Tom Staggs, Senior Executive Vice President &
CFO
It's a pleasure to be here with you today to provide a financial overview of your Company.
As shareholders, I'm sure you recognize that the current economic environment has created
challenges for most of corporate America, including Disney.
In the face of a weakened US economy -- and a fourth quarter that was impacted significantly by the events of September 11th and their aftermath -- Disney's pro forma earnings per share were roughly flat in 2001 versus the prior year.
Despite this difficult environment, our business units delivered still solid operating income of $4 billion and as I'll discuss in a moment, we continued to deliver increased levels of cash flow.
More importantly, the challenging environment has done nothing to diminish the strength of Disney's unrivaled brands, characters and entertainment franchises; which, of course, are the assets that have driven your company for so many years and that continue to provide the foundation for future growth.
Given the recent public discussion of corporate accounting policies, I would also like to point out that our balance sheet, liquidity, and financial flexibility all remain strong as well. We strive to make our financial statements both complete and clear and our public disclosure makes plain all material obligations, including contingent ones. In short, we apply the same standards of quality and integrity to our accounting practices that we apply to the protection and development of the Disney brand itself.
We recently announced results for Disney's first fiscal quarter, which reflected the continued softness in the advertising market and the broad-scale disruption in travel patterns as a result of September 11.
As we continue to manage through this difficult period, a key priority for the company is improving the primetime performance of ABC. Although we can't influence the recovery of the ad market, we have taken steps to drive the turnaround of our primetime performance, as Bob Iger will discuss later this morning.
Another primary area of focus has been Consumer Products and we are pleased with the progress this segment is making in its turnaround. Over the past two years our consumer products group has taken a number of significant steps. We've rationalized the total number of licensees. We've moved to a more product-driven approach and we've given greater emphasis to promoting a more cohesive presentation of our products at retail. Disney's consumer products business continues to be the strongest of its kind and we are confident in its ability to contribute to our long-term growth.
To mitigate recent challenges in the travel and tourism industry, our theme parks and resorts' operation has shown great flexibility in managing costs, through actions such as reducing man-hours, closing non-essential food and beverage locations, and instituting a hiring freeze.
Of even greater importance is the fact that our Parks and Resorts continue to meet the high expectations of our guests: during the downturn, our guest satisfaction ratings remain strong and we are capturing even greater market share.
In our experience, people tend not to permanently cancel trips to our Parks. Rather, they defer them, thereby creating pent-up demand for future periods.
As a result, our more cost-efficient Parks and Resorts are particularly well positioned to benefit from an economic recovery. Our near-term view of the marketplace in general is still somewhat uncertain.
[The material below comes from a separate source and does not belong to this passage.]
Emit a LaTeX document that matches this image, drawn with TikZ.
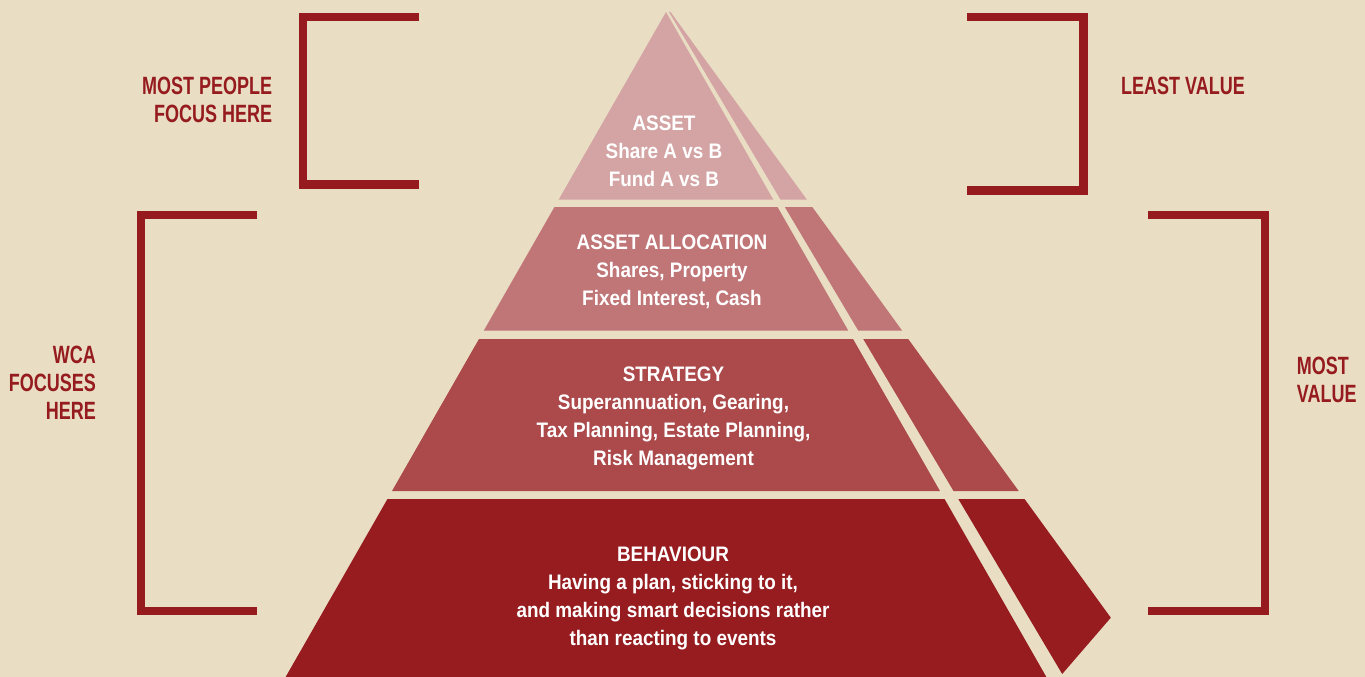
\documentclass[tikz,border=0pt]{standalone}
\usepackage{fontspec}
\newfontfamily\pyrfont[FakeStretch=0.9,UprightFont={* Bold}]{Liberation Sans}
\newfontfamily\lblfont[FakeStretch=0.72,UprightFont={* Bold}]{Liberation Sans}
\definecolor{bg}{HTML}{E9DEC4}
\definecolor{tone1}{HTML}{D4A4A4}
\definecolor{tone2}{HTML}{C07577}
\definecolor{tone3}{HTML}{AB494B}
\definecolor{tone4}{HTML}{961C20}
\definecolor{wcared}{HTML}{961B1F}
\begin{document}
\begin{tikzpicture}[x=1pt,y=-1pt,
  tiertext/.style={text=white, font=\pyrfont\fontsize{21}{28}\selectfont, align=center, inner sep=0pt, anchor=base},
  lbl/.style={text=wcared, font=\lblfont\fontsize{25}{28.2}\selectfont, inner sep=0pt},
  brk/.style={draw=wcared, line width=8.7pt, line join=miter, line cap=butt}]
\fill[bg] (0,0) rectangle (1365,677);
\useasboundingbox (0,0) rectangle (1365,677);
% front faces
\fill[tone1] (666,12) -- (773.25,199.5) -- (558.75,199.5) -- cycle;
\fill[tone2] (554.46,207) -- (777.54,207) -- (848.18,330.5) -- (483.82,330.5) -- cycle;
\fill[tone3] (478.96,339) -- (853.04,339) -- (939.99,491) -- (392.01,491) -- cycle;
\fill[tone4] (387.44,499) -- (944.56,499) -- (1046.38,677) -- (285.62,677) -- cycle;
% side faces
\fill[tone1] (669,12) -- (670.5,12) -- (806.8,199.5) -- (780.4,199.5) -- cycle;
\fill[tone2] (784.8,207) -- (812.3,207) -- (902.05,330.5) -- (858.2,330.5) -- cycle;
\fill[tone3] (863.2,339) -- (908.2,339) -- (1018.7,491) -- (953.5,491) -- cycle;
\fill[tone4] (958.3,499) -- (1024.55,499) -- (1110.8,617.7) -- (1062.2,674) -- cycle;
% brackets
\draw[brk] (419,17) -- (303,17) -- (303,184.3) -- (419,184.3);
\draw[brk] (967.3,17) -- (1083.7,17) -- (1083.7,190.3) -- (967.3,190.3);
\draw[brk] (256.7,215) -- (141,215) -- (141,611) -- (256.7,611);
\draw[brk] (1148.3,215) -- (1265,215) -- (1265,611) -- (1148.3,611);
% tier texts (anchor = baseline of last line)
\node[tiertext] (asset) at (664,186) {ASSET\\Share A vs B\\Fund A vs B};
\node[tiertext] (alloc) at (672,305.3) {ASSET ALLOCATION\\Shares, Property\\Fixed Interest, Cash};
\node[tiertext] (strat) at (673.5,465.7) {STRATEGY\\Superannuation, Gearing,\\Tax Planning, Estate Planning,\\Risk Management};
\node[tiertext] (behav) at (673,645) {BEHAVIOUR\\Having a plan, sticking to it,\\and making smart decisions rather\\than reacting to events};
% labels
\node[lbl, anchor=base east, align=right] (most) at (272.3,122.2) {MOST PEOPLE\\FOCUS HERE};
\node[lbl, anchor=base west, align=left] (least) at (1121,94) {LEAST VALUE};
\node[lbl, anchor=base east, align=right] (wca) at (96,419.7) {WCA\\FOCUSES\\HERE};
\node[lbl, anchor=base west, align=left] (mostv) at (1296.7,402.5) {MOST\\VALUE};
\end{tikzpicture}
\end{document}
However, we expect that the worst is behind us, and we are beginning to see signs that the economy is coming back.
The calendar fourth quarter GDP actually posted a gain ... and the Conference Board's Consumer Confidence Index -- which had declined dramatically from September through November -- rebounded sharply in December, jumping from 84.9 to 93.7 and nearly another three points in January to 97.3.
This type of increase is often a leading indicator of an improved business climate, especially at our Parks.
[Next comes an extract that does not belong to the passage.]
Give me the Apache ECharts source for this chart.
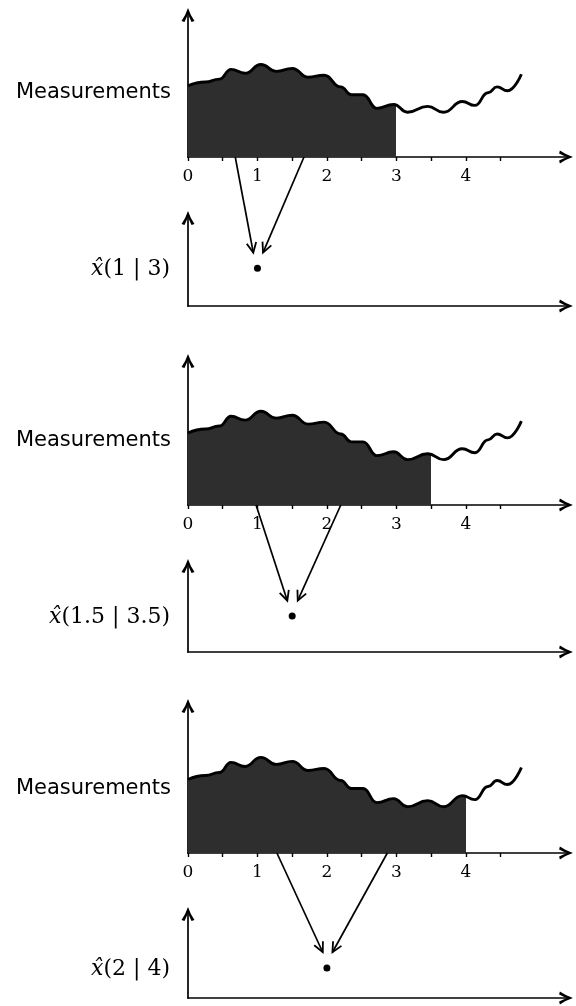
<!DOCTYPE html>
<html><head><meta charset="utf-8">
<script src="https://cdn.jsdelivr.net/npm/echarts@6/dist/echarts.min.js"></script>
<style>html,body{margin:0;padding:0;background:#fff}#c{width:576px;height:1006px}</style>
</head><body><div id="c"></div>
<script>
// measurement curve (x in time units, height in arbitrary units)
const curveX = [0,0.25,0.45,0.62,0.82,1.05,1.27,1.5,1.73,1.96,2.2,2.35,2.52,2.72,2.96,3.16,3.45,3.68,3.95,4.13,4.32,4.45,4.6,4.8];
const curveY = [73,77,80,90,86,95,88,91,82,84,72,64,64,50,54,46,52,46,57,53,66,72,68,85];
// measurements available up to
const lagEnd = [3, 3.5, 4];
// smoothed estimate points
const estX = [1, 1.5, 2];
const estY = [41, 40, 34];
const estLabels = ['1 | 3', '1.5 | 3.5', '2 | 4'];
// arrows: from measurement axis to estimate
const arrowFromL = [0.68, 0.98, 1.28];
const arrowFromR = [1.67, 2.2, 2.87];
const arrowToL = [0.94, 1.43, 1.94];
const arrowToR = [1.08, 1.58, 2.08];
const arrowToY = [58, 57, 52];
// axis ticks / labels
const tickVals = [0,0.5,1,1.5,2,2.5,3,3.5,4,4.5];
const labelVals = [0,1,2,3,4];

const chart = echarts.init(document.getElementById('c'), null, {renderer:'canvas'});
const arrowPath = 'path://M5,0 Q6.6,5 10,10 L7.7,10.6 Q5.8,7 5,4.4 Q4.2,7 2.3,10.6 L0,10 Q3.4,5 5,0 Z';
const LEFT = 188, WIDTH = 382;
const mTops = [11, 357, 702], mHeights = [146, 148, 151];
const eTops = [214, 562, 910], eHeights = [92, 90, 88];

const grids = [], xAxes = [], yAxes = [], series = [];
const axisLine = {show:true, lineStyle:{color:'#000', width:1.7}, symbol:['none', arrowPath], symbolSize:[13,14], symbolOffset:[0,-4]};
const curveData = curveX.map((x,i)=>[x, curveY[i]]);
for (let i = 0; i < 3; i++) {
  grids.push({left:LEFT, width:WIDTH, top:mTops[i], height:mHeights[i]});
  grids.push({left:LEFT, width:WIDTH, top:eTops[i], height:eHeights[i]});
  const m = 2*i, e = 2*i+1;
  xAxes.push({type:'value', gridIndex:m, min:0, max:5.5, axisLine:axisLine,
    axisTick:{show:true, customValues:tickVals, length:4, lineStyle:{color:'#000', width:1.4}},
    axisLabel:{show:true, customValues:labelVals, fontFamily:'DejaVu Serif', fontSize:17, color:'#000', margin:11},
    splitLine:{show:false}});
  xAxes.push({type:'value', gridIndex:e, min:0, max:5.5, axisLine:axisLine,
    axisTick:{show:false}, axisLabel:{show:false}, splitLine:{show:false}});
  yAxes.push({type:'value', gridIndex:m, min:0, max:150, axisLine:axisLine,
    axisTick:{show:false}, axisLabel:{show:false}, splitLine:{show:false}});
  yAxes.push({type:'value', gridIndex:e, min:0, max:100, axisLine:axisLine,
    axisTick:{show:false}, axisLabel:{show:false}, splitLine:{show:false}});
  const f = (lagEnd[i]-curveX[0])/(curveX[curveX.length-1]-curveX[0]);
  series.push({type:'line', xAxisIndex:m, yAxisIndex:m, data:curveData, smooth:0.5, smoothMonotone:'x',
    showSymbol:false, silent:true, clip:false, z:3,
    lineStyle:{color:'#000', width:2.9},
    areaStyle:{opacity:1, color:new echarts.graphic.LinearGradient(0,0,1,0,[
      {offset:0, color:'#2e2e2e'},{offset:f, color:'#2e2e2e'},
      {offset:f, color:'rgba(255,255,255,0)'},{offset:1, color:'rgba(255,255,255,0)'}])}});
  series.push({type:'scatter', xAxisIndex:e, yAxisIndex:e, data:[[estX[i], estY[i]]],
    symbolSize:7, itemStyle:{color:'#000', opacity:1}, silent:true});
}
chart.setOption({animation:false, backgroundColor:'#fff', grid:grids, xAxis:xAxes, yAxis:yAxes, series:series});

const g = [];
function arrow(p0, p1) {
  const dx = p1[0]-p0[0], dy = p1[1]-p0[1], L = Math.hypot(dx,dy);
  const ux = dx/L, uy = dy/L, len = 11, a = 0.45;
  const b = s => [p1[0] - len*(ux*Math.cos(a) - s*uy*Math.sin(a)), p1[1] - len*(uy*Math.cos(a) + s*ux*Math.sin(a))];
  g.push({type:'line', shape:{x1:p0[0], y1:p0[1], x2:p1[0], y2:p1[1]}, style:{stroke:'#000', lineWidth:1.7}, z:10});
  g.push({type:'polyline', shape:{points:[b(1), p1, b(-1)]}, style:{stroke:'#000', lineWidth:1.8, fill:null}, z:10});
}
for (let i = 0; i < 3; i++) {
  const m = 2*i, e = 2*i+1;
  arrow(chart.convertToPixel({gridIndex:m}, [arrowFromL[i], 0]), chart.convertToPixel({gridIndex:e}, [arrowToL[i], arrowToY[i]]));
  arrow(chart.convertToPixel({gridIndex:m}, [arrowFromR[i], 0]), chart.convertToPixel({gridIndex:e}, [arrowToR[i], arrowToY[i]]));
  const axisY = chart.convertToPixel({gridIndex:m}, [0, 0])[1];
  g.push({type:'text', z:10, style:{text:'Measurements', x:171, y:axisY-64, align:'right', verticalAlign:'middle',
    fontFamily:'DejaVu Sans', fontSize:21, fill:'#000'}});
  const dotY = chart.convertToPixel({gridIndex:e}, [estX[i], estY[i]])[1];
  g.push({type:'text', z:10, style:{text:'{i|x\u0302}(' + estLabels[i] + ')', x:170, y:dotY+1, align:'right', verticalAlign:'middle',
    fontFamily:'DejaVu Serif', fontSize:22, fill:'#000',
    rich:{i:{fontStyle:'italic', fontFamily:'DejaVu Serif', fontSize:22, fill:'#000'}}}});
}
chart.setOption({graphic:g});
</script></body></html>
At this point, our expectations for the balance of the year are consistent with what we told you to expect at the time of our last earnings release. However, changes in our theatrical and video release schedule will likely result in shifts in earnings among the remaining three quarters of the year. Media Networks is still tracking about as we expected and our Parks and Resorts segment is showing the gradual signs of improvement in attendance and advance reservation bookings we had hoped it would.